We often think of World War One as Germany doing all the heavy lifting in the war, with Bulgaria performing somewhat well but still being a minor power. This way of thinking is wrong, since the Ottomans—despite being the least industrialized and least ready for such a conflict—performed admirably and were crucial to Germany’s chances of winning the war.
While they suffered huge losses to the Russians and British, they defended themselves quite well, even making gains in Georgia, Armenia, and the Azerbaijani lands toward the end of the war. The blockade of their nation left them more isolated economically than Germany, but their agricultural economy held up far better.
Most importantly, the Ottomans were crucial to any German chance of winning the war. They distracted the Russian and British navies and troops, as 4,000,000 Entente forces fought the Ottoman army during the war, while only 20,000 German forces were needed to reinforce their lines. More importantly, they blocked Russian and British supply routes by controlling the Dardanelles and Istanbul, while Germany itself could block Baltic supply routes.
These blockades weakened the Russian Empire so much that it was left to defend itself with an underdeveloped industry and the loss of its eastern territory under the Treaty of Brest-Litovsk, eventually collapsing in revolution.
Finally, getting to the main topic of the Ottomans not joining World War I.
Bulgaria, influenced by both the Entente and the Central Powers, was promised small territorial concessions by the Entente to stay neutral, while the Central Powers promised it Balkan hegemony. In our timeline, with the fear of Romania and Greece joining the Entente’s side—and possibly even the Ottomans—Bulgaria would most likely choose the safer option of staying neutral, since otherwise, it would be completely surrounded by Entente forces and collapse.
This leaves Germany and Austria against the world. Austria was actively being pushed back by Russia, which was nowhere near surrendering and significantly stronger in this timeline. Serbia was mostly holding out, while Italy joined the conflict and opened another front. I personally see no way Germany could even hope to secure a victory, and I think even the German leadership would realize this fact by this point.

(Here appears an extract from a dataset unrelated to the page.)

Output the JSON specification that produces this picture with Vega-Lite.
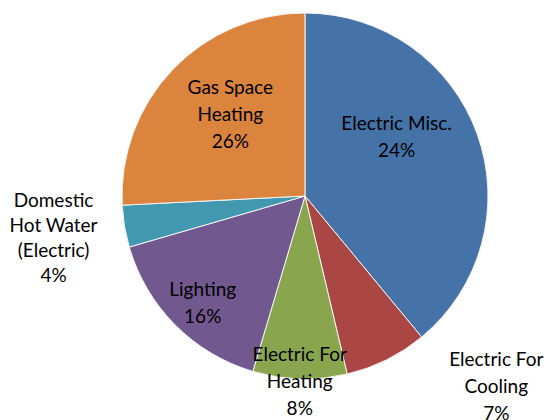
{
  "$schema": "https://vega.github.io/schema/vega-lite/v6.json",
  "autosize": "none",
  "width": 366,
  "height": 366,
  "padding": {"left": 122, "top": 13, "right": 57, "bottom": 41},
  "background": "white",
  "config": {"view": {"stroke": null}, "text": {"font": "Lato", "fontSize": 19, "color": "#000000", "lineBreak": "\n", "lineHeight": 27, "align": "center", "baseline": "middle"}},
  "data": {"values": [
    {"k": 1, "cat": "Electric Misc.", "value": 39.0, "label": "Electric Misc.\n24%"},
    {"k": 2, "cat": "Electric For Cooling", "value": 7.3, "label": "Electric For\nCooling\n7%"},
    {"k": 3, "cat": "Electric For Heating", "value": 8.3, "label": "Electric For\nHeating\n8%"},
    {"k": 4, "cat": "Lighting", "value": 15.9, "label": "Lighting\n16%"},
    {"k": 5, "cat": "Domestic Hot Water (Electric)", "value": 3.7, "label": "Domestic\nHot Water\n(Electric)\n4%"},
    {"k": 6, "cat": "Gas Space Heating", "value": 25.8, "label": "Gas Space\nHeating\n26%"}
  ]},
  "encoding": {
    "theta": {"field": "value", "type": "quantitative", "stack": true},
    "order": {"field": "k", "type": "quantitative"}
  },
  "layer": [
    {
      "mark": {"type": "arc", "stroke": "#f4f4f4", "strokeWidth": 1},
      "encoding": {
        "color": {"field": "cat", "type": "nominal", "legend": null,
          "scale": {"domain": ["Electric Misc.", "Electric For Cooling", "Electric For Heating", "Lighting", "Domestic Hot Water (Electric)", "Gas Space Heating"],
                    "range": ["#4572A7", "#AA4643", "#89A54E", "#71588F", "#4198AF", "#DB843D"]}}
      }
    },
    {
      "mark": {"type": "text", "radius": 109, "dx": -11, "dy": -35},
      "encoding": {"text": {"condition": {"test": "datum.cat === 'Electric Misc.'", "field": "label"}, "value": ""}}
    },
    {
      "mark": {"type": "text", "radius": 110, "dx": 5, "dy": -32},
      "encoding": {"text": {"condition": {"test": "datum.cat === 'Gas Space Heating'", "field": "label"}, "value": ""}}
    },
    {
      "mark": {"type": "text", "radius": 147, "dx": 2, "dy": -10},
      "encoding": {"text": {"condition": {"test": "datum.cat === 'Lighting'", "field": "label"}, "value": ""}}
    },
    {
      "mark": {"type": "text", "radius": 186, "dx": 0, "dy": -27},
      "encoding": {"text": {"condition": {"test": "datum.cat === 'Electric For Heating'", "field": "label"}, "value": ""}}
    },
    {
      "mark": {"type": "text", "radius": 270, "dx": 71, "dy": -78},
      "encoding": {"text": {"condition": {"test": "datum.cat === 'Electric For Cooling'", "field": "label"}, "value": ""}}
    },
    {
      "mark": {"type": "text", "radius": 255, "dx": 0, "dy": -37, "lineHeight": 25},
      "encoding": {"text": {"condition": {"test": "datum.cat === 'Domestic Hot Water (Electric)'", "field": "label"}, "value": ""}}
    }
  ]
}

The Central Powers would sue for peace and surrender, with Romania joining the war and putting even more pressure on them. If they surrendered early, we can imagine a far less radical peace deal being imposed.
However, the Entente would still demand concessions. German colonies would be seized, alongside Alsace-Lorraine going to France, Eupen-Malmedy to Belgium, and Northern Schleswig to Denmark. Austria would fare far worse—Serbia gaining Bosnia and most of Dalmatia, a greater Hungary securing independence, Romania gaining Cernauti, Bohemia gaining independence, and Russia seizing Galicia, either as annexation or as a puppet state. Even though the Central Powers survive more safely than in our timeline, they would still face massive war reparations. This is the scenario we will follow from here.
Whether the Ottomans stayed neutral or joined the Entente in this timeline wouldn’t change much, since Bulgaria remained neutral, and the Entente had surrounded Ottoman territory, leaving no room for expansion—other than perhaps gaining Kuwait and Cyprus as a reward for cooperation. Since the Ottomans didn’t collapse after the war as in our timeline, we wouldn’t see Atatürk’s national movement overthrowing them. There would be no Armenian Genocide narrative either, as the Armenians in Anatolia would never have the chance to sabotage the Ottomans during a war with Russia.
We might also see the abolishment of the Ottoman Administration of Debt, which had been a way for the Entente to control Ottoman politics. The Committee of Union and Progress would be free to implement its political plans without the distraction of war, most of which were not favorable to other nationalities within the Empire. For example, further Turkification beyond the prior multicultural Ottomanism, eliminating Arab and Christian populations even more. During the Balkan Wars, the atrocities committed against Muslim Turks had made the Ottomans deeply xenophobic toward Christians.
Also, the new ruling party in the Ottoman Empire—especially Enver Pasha—had his own vision of “Turan,” the homeland of the Oghuz Turks (the Ottoman branch of Turks), located in Central Asia, specifically Turkmenistan and Uzbekistan. Enver Pasha hoped to unify with the distant Turks of Azerbaijan, Kyrgyzstan, Uzbekistan, Turkmenistan, and parts of Kazakhstan. In our timeline, he attempted this plan during the Basmachi Rebellion, when he moved to Central Asia after the loss of World War One and rebelled with the Central Asian Turks against the Soviet regime to establish “Turkestan,” his own “Turanic” state.
Returning to our topic, the Committee of Union and Progress can be compared to the ultra-nationalistic ideologies of Italy or Spain. They wanted to indoctrinate the entire population into a “war” mindset—in their own words, to make the Turks a warlike people. All young Turkish men were encouraged to join paramilitary groups that trained them in physical labor and combat. Within their system, women were relegated to raising as many children for the Turkish race as possible.
The government would later embark on a horrific program of ethnic cleansing. The Turks, having developed paranoia about their many Christian minorities after the Balkan War, devised programs to remove Greeks and Armenians from Anatolia, either by deportation or by other means that I wish not to discuss, aiming to fully “Turkify” Anatolia. The Kurdish population was also seen as a problem but was spared for the sole reason of being Muslim. However, in this timeline, they most likely would have been targeted as well.
The extent of these crimes, if they were to escalate, would make the Ottomans seem like a “Pariah” state. No self-respecting Western nation would want to ally with them after such atrocities. But then again, what self-respecting nation would be left? The Great War had been devastating, and such crimes were seen all over the world in that century.